We will spell out the official definition of “theta union with cutback”, which establishes the 1-Goodness of its implicit TCF, and hence its unbiasedness.

We will prove that the cut-back answer according to this official definition can be computed from the X smallest elements of the full-sized result R, for some value of X that doesn't need to be spelled out in this high-level overview of the argument.

We assume the existence of a gadget G that keeps at least the X smallest elements of any set that you feed into it.

We point out that if A and B are any two sets such that each element of B is bigger than any element of A, and if (A U B) is fed into G, then G's output, which by definition contains at least the X smallest elements of (A U B), also contains at least the X smallest elements of A.

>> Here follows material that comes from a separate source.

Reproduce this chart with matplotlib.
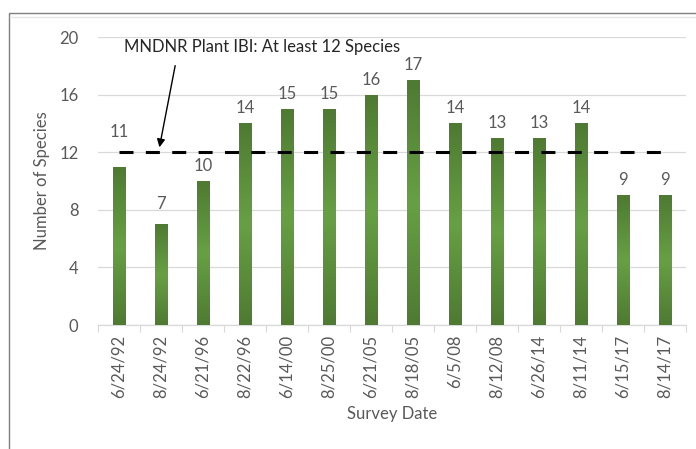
import matplotlib
matplotlib.use("Agg")
import matplotlib.pyplot as plt
import numpy as np
from matplotlib.colors import LinearSegmentedColormap
from matplotlib.patches import Rectangle
from matplotlib.lines import Line2D

survey_dates = ["6/24/92", "8/24/92", "6/21/96", "8/22/96", "6/14/00", "8/25/00",
                "6/21/05", "8/18/05", "6/5/08", "8/12/08", "6/26/14", "8/11/14",
                "6/15/17", "8/14/17"]
species_counts = [11, 7, 10, 14, 15, 15, 16, 17, 14, 13, 13, 14, 9, 9]
ibi_target = 12
y_ticks = [0, 4, 8, 12, 16, 20]
annotation_text = "MNDNR Plant IBI: At least 12 Species"

# label vertical offsets (points) - style only
label_offsets = [19, 9, 5, 5, 5, 5, 5, 5, 5, 5, 5, 5, 5, 5]

plt.rcParams['font.family'] = ['Lato', 'DejaVu Sans']
txt_color = "#595959"

fig = plt.figure(figsize=(6.96, 4.49), dpi=100)
ax = fig.add_axes([98/696, 1-325/449, 588/696, 288/449])

x = np.arange(len(survey_dates))
bars = ax.bar(x, species_counts, width=0.30, color="#5a8f3a",
              edgecolor="#86b866", linewidth=0.6, zorder=3)

cmap = LinearSegmentedColormap.from_list("g", ["#4e7a31", "#67a044", "#4e7a31"])
grad = np.linspace(0, 1, 256).reshape(-1, 1)
for b in bars:
    xx, yy = b.get_x(), b.get_y()
    w, h = b.get_width(), b.get_height()
    im = ax.imshow(grad, cmap=cmap, aspect="auto", extent=[xx, xx + w, yy, yy + h],
                   origin="lower", zorder=3.5, interpolation="bilinear")
    im.set_clip_path(b)

for xi, v, off in zip(x, species_counts, label_offsets):
    ax.annotate(str(v), (xi, v), xytext=(0, off), textcoords="offset points",
                ha="center", va="bottom", fontsize=12, color=txt_color, zorder=5)

ax.plot([x[0], x[-1]], [ibi_target, ibi_target], color="black", lw=2.2,
        dashes=(4.58, 4.05), solid_capstyle="butt", dash_capstyle="butt", zorder=4)

ax.set_xlim(-0.5, len(survey_dates) - 0.5)
ax.set_ylim(0, 20)
ax.set_yticks(y_ticks)
ax.set_xticks(x)
ax.set_xticklabels(survey_dates, rotation=90, fontsize=12, color=txt_color)
ax.tick_params(axis="x", which="major", length=0, pad=7)
ax.set_xticks(np.arange(-0.5, len(survey_dates)), minor=True)
ax.tick_params(axis="x", which="minor", length=5, color="#d9d9d9", width=0.8)
ax.tick_params(axis="y", length=0, pad=14, labelsize=12, labelcolor=txt_color)
ax.grid(axis="y", color="#d9d9d9", lw=0.9, zorder=0)
ax.set_axisbelow(True)
for s in ["top", "right", "left"]:
    ax.spines[s].set_visible(False)
ax.spines["bottom"].set_color("#d9d9d9")
ax.spines["bottom"].set_linewidth(0.9)

ax.set_ylabel("Number of Species", fontsize=12, color=txt_color, labelpad=7)
ax.set_xlabel("Survey Date", fontsize=12, color=txt_color, labelpad=6)

ax.annotate("", xy=(0.95, ibi_target + 0.15), xytext=(1.35, 18.2),
            arrowprops=dict(arrowstyle="-|>", color="black", lw=1.0, mutation_scale=12),
            zorder=6)
fig.text(124/696, 1-47/449, annotation_text, fontsize=12, color="#262626",
         ha="left", va="center")

fig.add_artist(Rectangle((9/696, -0.05), 1.0, 1-13/449+0.05, transform=fig.transFigure,
                         fill=False, edgecolor="#7f7f7f", lw=1.0))
fig.add_artist(Line2D([10/696, 1], [1-17/449, 1-17/449], transform=fig.transFigure,
                      color="#e6e6e6", lw=1.0))

fig.savefig("out.png", dpi=100)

Finally, we point out that our main merging loop feeds all elements of R into G, and also some other elements, each bigger than any element of R. [These larger elements are inserted because for a while we only have an upper bound on the final value of theta.] By (5), the output of G contains at least the X smallest elements of R. By (3), we are able to construct the answer conforming to (2).

Note: to avoid extreme verbosity in the above, the phrase “the X smallest elements of S” is used as an abbreviation for the more accurate phrase “the X smallest elements of S if |S| >= X, otherwise all of S”.